Where one of these favored techniques is not available, for lack of records or of comparable labor statistics, the testifying expert will likely resort to forming an opinion supported by a study of productivity from some of the sources discussed in this presentation and those of my fellow panelists. The use of opinion testimony based on productivity studies is well-established in the cases, and approved in much of the literature, but obviously this type of analysis, like any other, is capable of being performed incorrectly. Ways in which this analysis can be evaluated, and possibly discredited, will be discussed below.

It is clear that industry studies[20] must be used sensibly, in order to be believable (possibly even admissible); to have one’s project superintendent testify to labor inefficiency caused by, for example, project acceleration, then whip out an industry study and assign a value to it, will not be likely to work.

The common thread running through decisions and cases in which construction industry studies are approved is when the claimant uses such studies in conjunction with qualified expert opinion testimony; as opposed to the blind application of such studies in a vacuum, e.g., without regard to the facts of the particular construction project. Indeed, academics and construction law practitioners have noted that a mere expression of an estimate is not sufficient but, instead, a claimant must establish a sufficient basis for making a reasonable approximation of the amount of damages incurred. In other words, application of a labor productivity study, whether well-known or obscure, by a qualified expert in a reasonable manner can, in the right circumstances, be a legitimate means to calculate damages. [21]

Not only should the study be utilized by a qualified expert, however, but it should also, ideally, be used to support an opinion that has another foundation.

The primary utility of academic and industry studies lies in bolstering the credibility of a claim prepared using another method, such as a Measured Mile analysis. . . . If the contractor has no other options, use of industry and academic studies can be helpful, although recovery on a claim based solely on such studies can be a daunting proposition, and few court decisions have permitted such claims.[22]
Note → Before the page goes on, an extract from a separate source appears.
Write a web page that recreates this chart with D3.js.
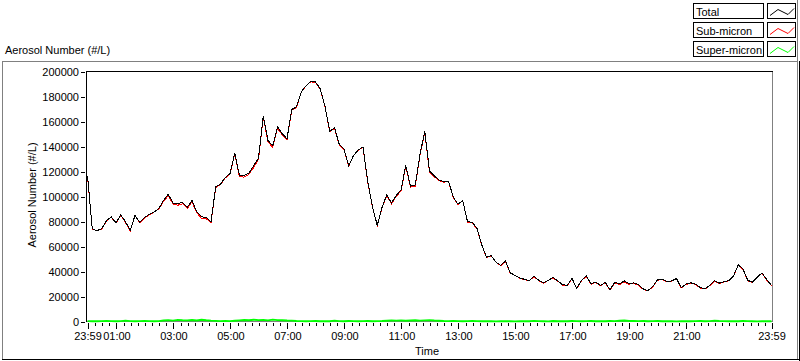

What do we mean by these studies? There are a number of industry or academic studies in publication,[23] many of which are described in the portions of this presentation produced by my fellow panelists, who have been involved in actually producing a number of them. My experience has exposed me primarily to manuals or publications generated by the Mechanical Contractors Association of American, to what is referred to as the “Leonard Study,” analyzing the effects of change on labor productivity, and to certain publications of the Construction Industry Institute (although there are many more, some highlyarcane, and other construction lawyers’ experiences have no doubt been entirely different from mine).

  1. MCAA

The study seemingly most often discussed is the “MCAA manual,” most recently revised in 2012,[24] which provides a list of 16 factors affecting labor productivity, with a percentages of loss for each factor, according to whether the factor’s impact is “minor,”“average” or “severe,” along with an article on how to use these factors.[25] These factors can be used to derive the “should have spent” hours on the project, which can then be deducted from the total, adjusted actual hours spent to determine hours of lost productivity. Hypothetically, “should have spent” hours ought to equal the estimated hours, although for various reasons this almost never happens.[26] The MCAA bulletin contains its own cautions about overuse of these factors, discussing the desirability of using actual labor cost records where available, and advising against over-reliance on its percentage factors, but where an actual cost claim has been impossible, experts have successfully relied on the MCAA factors. The authors recommend that a modified total cost method analysis of productivity loss be prepared as a sort of sanity check on the estimated loss of productivity resulting from using the MCAA factors.[27]